--- The exercise ---
Restate the whole of the material. Keep every word, and drop the pictures.

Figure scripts
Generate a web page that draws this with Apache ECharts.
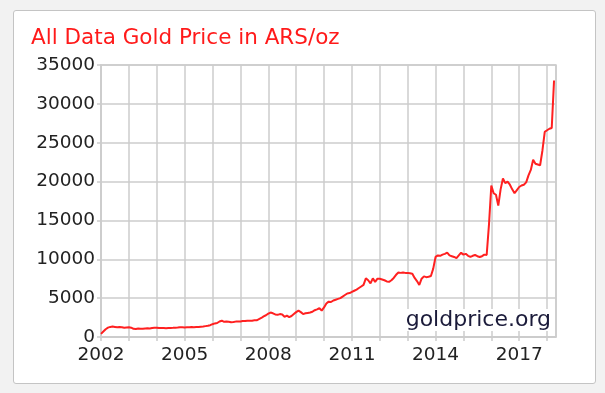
<!DOCTYPE html>
<html>
<head>
<meta charset="utf-8">
<script src="https://cdn.jsdelivr.net/npm/echarts@6/dist/echarts.min.js"></script>
<style>
  html, body { margin:0; padding:0; background:#f2f2f2; }
  #panel { position:absolute; left:13px; top:10px; width:581px; height:372px; background:#fff; border:1px solid #c4c4c4; border-radius:3px; }
  #chart { position:absolute; left:0; top:0; width:605px; height:393px; }
</style>
</head>
<body>
<div id="panel"></div>
<div id="chart"></div>
<script>
// Monthly gold price in ARS/oz, Jan 2002 .. Apr 2018
const startYear = 2002;
const prices2002 = [400, 700, 1000, 1200, 1300, 1350, 1300, 1250, 1280, 1250, 1200, 1230];
const prices2003 = [1250, 1200, 1050, 1030, 1080, 1050, 1060, 1100, 1120, 1100, 1150, 1180];
const prices2004 = [1200, 1150, 1170, 1150, 1130, 1160, 1170, 1180, 1200, 1220, 1250, 1240];
const prices2005 = [1230, 1250, 1270, 1280, 1260, 1300, 1280, 1320, 1350, 1400, 1450, 1520];
const prices2006 = [1650, 1750, 1800, 2000, 2100, 1950, 1980, 1950, 1900, 1920, 1980, 2000];
const prices2007 = [2000, 2050, 2050, 2100, 2080, 2100, 2150, 2150, 2300, 2450, 2650, 2800];
const prices2008 = [3000, 3150, 3050, 2900, 2850, 2950, 2900, 2600, 2750, 2550, 2700, 2950];
const prices2009 = [3200, 3400, 3200, 2950, 3050, 3100, 3150, 3250, 3450, 3550, 3700, 3400];
const prices2010 = [3800, 4300, 4550, 4500, 4700, 4800, 4900, 5000, 5200, 5400, 5600, 5650];
const prices2011 = [5800, 5950, 6100, 6300, 6500, 6700, 7550, 7300, 6900, 7550, 7100, 7500];
const prices2012 = [7500, 7400, 7300, 7150, 7100, 7300, 7600, 8000, 8300, 8250, 8300, 8250];
const prices2013 = [8250, 8200, 8150, 7600, 7200, 6700, 7500, 7800, 7700, 7750, 7850, 8800];
const prices2014 = [10300, 10500, 10450, 10600, 10700, 10850, 10500, 10400, 10300, 10150, 10500, 10850];
const prices2015 = [10600, 10700, 10450, 10300, 10450, 10550, 10400, 10300, 10400, 10600, 10550, 14500];
const prices2016 = [19500, 18500, 18300, 16900, 19000, 20400, 19800, 20000, 19600, 19000, 18500, 18900];
const prices2017 = [19300, 19500, 19600, 19900, 20800, 21500, 22800, 22300, 22200, 22100, 24000, 26400];
const prices2018 = [26600, 26800, 26900, 33000];

const yearlyPrices = [prices2002, prices2003, prices2004, prices2005, prices2006, prices2007,
  prices2008, prices2009, prices2010, prices2011, prices2012, prices2013, prices2014,
  prices2015, prices2016, prices2017, prices2018];

const yTicks = [0, 5000, 10000, 15000, 20000, 25000, 30000, 35000];
const xLabelYears = [2002, 2005, 2008, 2011, 2014, 2017];

const seriesData = [];
yearlyPrices.forEach((arr, yi) => {
  arr.forEach((v, mi) => seriesData.push([startYear + yi + mi / 12, v]));
});

const chart = echarts.init(document.getElementById('chart'), null, {renderer: 'canvas'});
const font = 'DejaVu Sans, Verdana, sans-serif';
chart.setOption({
  animation: false,
  backgroundColor: 'transparent',
  title: {
    text: 'All Data Gold Price in ARS/oz',
    left: 26, top: 22,
    textStyle: { color: '#ff1a1a', fontFamily: font, fontSize: 21.5, fontWeight: 'normal' }
  },
  grid: { left: 101, top: 65, width: 455, height: 272, show: true, borderColor: '#cccccc', borderWidth: 1.5, backgroundColor: 'transparent' },
  xAxis: {
    type: 'value', min: 2002, max: 2018.32, interval: 1,
    axisLine: { show: true, lineStyle: { color: '#cccccc', width: 1.5 } },
    axisTick: { show: true, length: 4, lineStyle: { color: '#cccccc', width: 1.5 } },
    splitLine: { show: true, lineStyle: { color: '#cccccc', width: 1.5 } },
    axisLabel: {
      showMaxLabel: false, margin: 9,
      color: '#222', fontFamily: font, fontSize: 18.5,
      formatter: v => (Number.isInteger(v) && xLabelYears.includes(v)) ? String(v) : ''
    }
  },
  yAxis: {
    type: 'value', min: yTicks[0], max: yTicks[yTicks.length - 1], interval: 5000,
    axisLine: { show: true, lineStyle: { color: '#cccccc', width: 1.5 } },
    axisTick: { show: true, length: 4, lineStyle: { color: '#cccccc', width: 1.5 } },
    splitLine: { show: true, lineStyle: { color: '#cccccc', width: 1.5 } },
    axisLabel: { margin: 6, color: '#222', fontFamily: font, fontSize: 18.5, formatter: v => String(v) }
  },
  series: [{
    type: 'line', data: seriesData, showSymbol: false, symbol: 'none',
    lineStyle: { color: '#ff2020', width: 2 }
  }],
  graphic: [{
    type: 'text', right: 52, top: 309, z: 100,
    style: {
      text: 'goldprice.org', fill: '#1b1b3a', font: '22px ' + font,
      backgroundColor: '#ffffff', padding: [0, 2, 0, 3]
    }
  }]
});
</script>
</body>
</html>
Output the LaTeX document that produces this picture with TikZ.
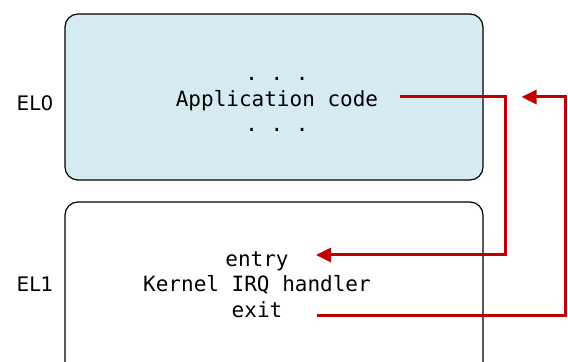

--- Solution for this exercise ---
Generate a web page that draws this with Apache ECharts.
<!DOCTYPE html>
<html>
<head>
<meta charset="utf-8">
<script src="https://cdn.jsdelivr.net/npm/echarts@6/dist/echarts.min.js"></script>
<style>
  html, body { margin:0; padding:0; background:#f2f2f2; }
  #panel { position:absolute; left:13px; top:10px; width:581px; height:372px; background:#fff; border:1px solid #c4c4c4; border-radius:3px; }
  #chart { position:absolute; left:0; top:0; width:605px; height:393px; }
</style>
</head>
<body>
<div id="panel"></div>
<div id="chart"></div>
<script>
// Monthly gold price in ARS/oz, Jan 2002 .. Apr 2018
const startYear = 2002;
const prices2002 = [400, 700, 1000, 1200, 1300, 1350, 1300, 1250, 1280, 1250, 1200, 1230];
const prices2003 = [1250, 1200, 1050, 1030, 1080, 1050, 1060, 1100, 1120, 1100, 1150, 1180];
const prices2004 = [1200, 1150, 1170, 1150, 1130, 1160, 1170, 1180, 1200, 1220, 1250, 1240];
const prices2005 = [1230, 1250, 1270, 1280, 1260, 1300, 1280, 1320, 1350, 1400, 1450, 1520];
const prices2006 = [1650, 1750, 1800, 2000, 2100, 1950, 1980, 1950, 1900, 1920, 1980, 2000];
const prices2007 = [2000, 2050, 2050, 2100, 2080, 2100, 2150, 2150, 2300, 2450, 2650, 2800];
const prices2008 = [3000, 3150, 3050, 2900, 2850, 2950, 2900, 2600, 2750, 2550, 2700, 2950];
const prices2009 = [3200, 3400, 3200, 2950, 3050, 3100, 3150, 3250, 3450, 3550, 3700, 3400];
const prices2010 = [3800, 4300, 4550, 4500, 4700, 4800, 4900, 5000, 5200, 5400, 5600, 5650];
const prices2011 = [5800, 5950, 6100, 6300, 6500, 6700, 7550, 7300, 6900, 7550, 7100, 7500];
const prices2012 = [7500, 7400, 7300, 7150, 7100, 7300, 7600, 8000, 8300, 8250, 8300, 8250];
const prices2013 = [8250, 8200, 8150, 7600, 7200, 6700, 7500, 7800, 7700, 7750, 7850, 8800];
const prices2014 = [10300, 10500, 10450, 10600, 10700, 10850, 10500, 10400, 10300, 10150, 10500, 10850];
const prices2015 = [10600, 10700, 10450, 10300, 10450, 10550, 10400, 10300, 10400, 10600, 10550, 14500];
const prices2016 = [19500, 18500, 18300, 16900, 19000, 20400, 19800, 20000, 19600, 19000, 18500, 18900];
const prices2017 = [19300, 19500, 19600, 19900, 20800, 21500, 22800, 22300, 22200, 22100, 24000, 26400];
const prices2018 = [26600, 26800, 26900, 33000];

const yearlyPrices = [prices2002, prices2003, prices2004, prices2005, prices2006, prices2007,
  prices2008, prices2009, prices2010, prices2011, prices2012, prices2013, prices2014,
  prices2015, prices2016, prices2017, prices2018];

const yTicks = [0, 5000, 10000, 15000, 20000, 25000, 30000, 35000];
const xLabelYears = [2002, 2005, 2008, 2011, 2014, 2017];

const seriesData = [];
yearlyPrices.forEach((arr, yi) => {
  arr.forEach((v, mi) => seriesData.push([startYear + yi + mi / 12, v]));
});

const chart = echarts.init(document.getElementById('chart'), null, {renderer: 'canvas'});
const font = 'DejaVu Sans, Verdana, sans-serif';
chart.setOption({
  animation: false,
  backgroundColor: 'transparent',
  title: {
    text: 'All Data Gold Price in ARS/oz',
    left: 26, top: 22,
    textStyle: { color: '#ff1a1a', fontFamily: font, fontSize: 21.5, fontWeight: 'normal' }
  },
  grid: { left: 101, top: 65, width: 455, height: 272, show: true, borderColor: '#cccccc', borderWidth: 1.5, backgroundColor: 'transparent' },
  xAxis: {
    type: 'value', min: 2002, max: 2018.32, interval: 1,
    axisLine: { show: true, lineStyle: { color: '#cccccc', width: 1.5 } },
    axisTick: { show: true, length: 4, lineStyle: { color: '#cccccc', width: 1.5 } },
    splitLine: { show: true, lineStyle: { color: '#cccccc', width: 1.5 } },
    axisLabel: {
      showMaxLabel: false, margin: 9,
      color: '#222', fontFamily: font, fontSize: 18.5,
      formatter: v => (Number.isInteger(v) && xLabelYears.includes(v)) ? String(v) : ''
    }
  },
  yAxis: {
    type: 'value', min: yTicks[0], max: yTicks[yTicks.length - 1], interval: 5000,
    axisLine: { show: true, lineStyle: { color: '#cccccc', width: 1.5 } },
    axisTick: { show: true, length: 4, lineStyle: { color: '#cccccc', width: 1.5 } },
    splitLine: { show: true, lineStyle: { color: '#cccccc', width: 1.5 } },
    axisLabel: { margin: 6, color: '#222', fontFamily: font, fontSize: 18.5, formatter: v => String(v) }
  },
  series: [{
    type: 'line', data: seriesData, showSymbol: false, symbol: 'none',
    lineStyle: { color: '#ff2020', width: 2 }
  }],
  graphic: [{
    type: 'text', right: 52, top: 309, z: 100,
    style: {
      text: 'goldprice.org', fill: '#1b1b3a', font: '22px ' + font,
      backgroundColor: '#ffffff', padding: [0, 2, 0, 3]
    }
  }]
});
</script>
</body>
</html>
Output the LaTeX document that produces this picture with TikZ.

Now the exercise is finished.